Home » Shibamata Taishakuten – a photographer’s guide

Shibamata Taishakuten – a photographer’s guide

One of my favorite temples in Tokyo is Shibamata Taishakuten.  While it isn’t enormous, it has a beautiful garden and fantastic carvings!  I don’t think you can find a place like it anywhere else in the city.  

Shibamata Taishakuten wall carvings

The carvings are on large panels around the walls of the temple.  They depict scenes from the Lotus Sutra.  A two-story-high glass enclosure protects them.  And that means, if it rains, you won’t get wet!

You will find carvings on walkways that extend to other buildings too.  Like the ones around the main temple, they depict beautiful Buddhist scenes.  Look at them, and you can imagine the amount of time that artisans spent on them. 

Shibamata Taishakuten is not only about the wall carvings.  In front of the temple is “Zui-Ryu-no-Matsu” (which means “Pine tree of the Lucky Dragon”).  One branch is over fourteen meters long and the other over twelve.  It’s like a bonsai on steroids.  
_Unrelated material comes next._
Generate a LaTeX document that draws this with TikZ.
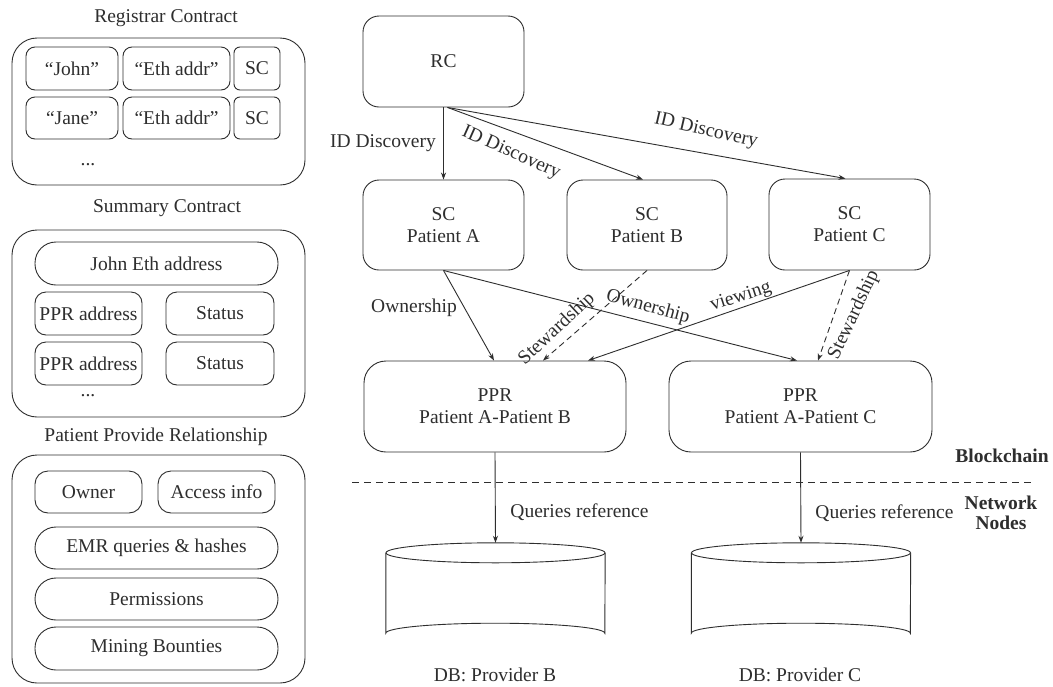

Pine tree of the Lucky Dragon and Shibamata Taishakuten

Behind the temple is a small but exquisite garden, “Suikeien,” with a carp-filled pond.  There is some Buddhist-themed stonework in it, like pagodas.   It is the last of its type from the Edo period.  Plus, it has a guesthouse with a free drink machine.  When you visit, pour yourself a hot or cold cup of tea and enjoy the view.

Last is the street that leads to the temple.  It has lots of shops selling traditional sweets and food.  Buy some Dango to eat as you walk, and you’ll feel as though you are in old Edo!  

Keep an eye out for Tora-san in the area.  He’s a character from Japan’s longest-running movie series, “Otoko wa Tsuraiyo” (or “It’s tough being a guy”).  Many of his stories took place around Shibamata.  The actor (Kiyoshi Atsumi) who played Tora passed away in 1996, so you’ll be seeing his double.

Buddhist wall carvings

There are two things about Shibamata Taishakuten that some people mightn’t appreciate.  One is that it is pretty far for people coming from the west side of Tokyo.  From Shinjuku or Shibuya, it’s about an hour’s travel with some train changes.  From Oshiage (Skytree), it is only twenty minutes or so. 

The other point is that the temple isn’t very old.  True, it is over four hundred years old, but it once fell into a dilapidated state.  In the Meiji period, it was rebuilt.  So what is on the current site is only about one hundred years old.  Not a huge problem, of course, but I can imagine some people might feel slightly miffed by this.

Shibamata Taishakuten

A brief history of Shibamata Taishakuten

Two Nichiren Buddhist monks founded Shibamata Taishakuten in 1629.  They were Nichu Zenchuin and Niei Shikeiin.

In 1779 fire destroyed the main hall.  It was then rebuilt in the 1800s.  The master-builder Ryuichi Sakata built the Nitenmon, the main gate.

In 1996 the Ministry of the Environment designated the temple as one of the 100 Soundscapes of Japan.  The temple was also on the 2009 100 Landscapes of Japan list.

Shibamata Taishakuten buildings

 Why do photographers like it?

  • The architecture of the guesthouse
  • Temple wall carvings
  • Buddhist-themed Suikeien (garden)
  • Zui-Ryu-no-Matsu (Pine tree of the Lucky Dragon)
  • It isn’t so crowded and has many interesting subjects.  That makes it another excellent place for beginners who enjoy temple photography.

Photography tips

covered hallway in garden
  • Photography is straightforward.  Nothing is complicated.  But, some areas inside the glass wall might get a little dark, depending on the time of day.  
  • Tripods are not allowed.

Where is Shibamata Taishakuten?

From Oshiage (the location of Tokyo Skytree) use the Keisei line to go to Keisei Takasago.  From Keisei Takasgo use the Keisei Kanamachi to go to Shibamata station.  The temple is about a five-minute walk away.  Here is a Google map:

Opening hours

The garden and wall carving gallery are open from 9 am until 4 pm, with the last admission at 3 pm.  They are closed over the New Year period (December 31 and January 1).

Admission costs

Entering the temple grounds is free, but the wall carvings and garden is 400 yen. The price covers both, so make sure you don’t misplace your ticket as you need to show them at both entrances.

Other photo spots near Shibamata Taishakuten

And there are two I haven’t visited yet:

  1. Tora-san Museum 
  2. Yamato-Tei (museum with a garden and a traditional wooden boat on the river)

After most visits, people will probably leave the area quickly.  Oshiage and Tokyo Skytree aren’t very far away and have much to offer.

carved dragon heads

Wrapping up

Shibamata Taishakuten might be a little far for some, but I think it is worth the effort to go there.  It is so different from places like Meiji Shrine and Sensoji.  This temple might be small, but it is lovely.  Some great pictures are waiting for photographers.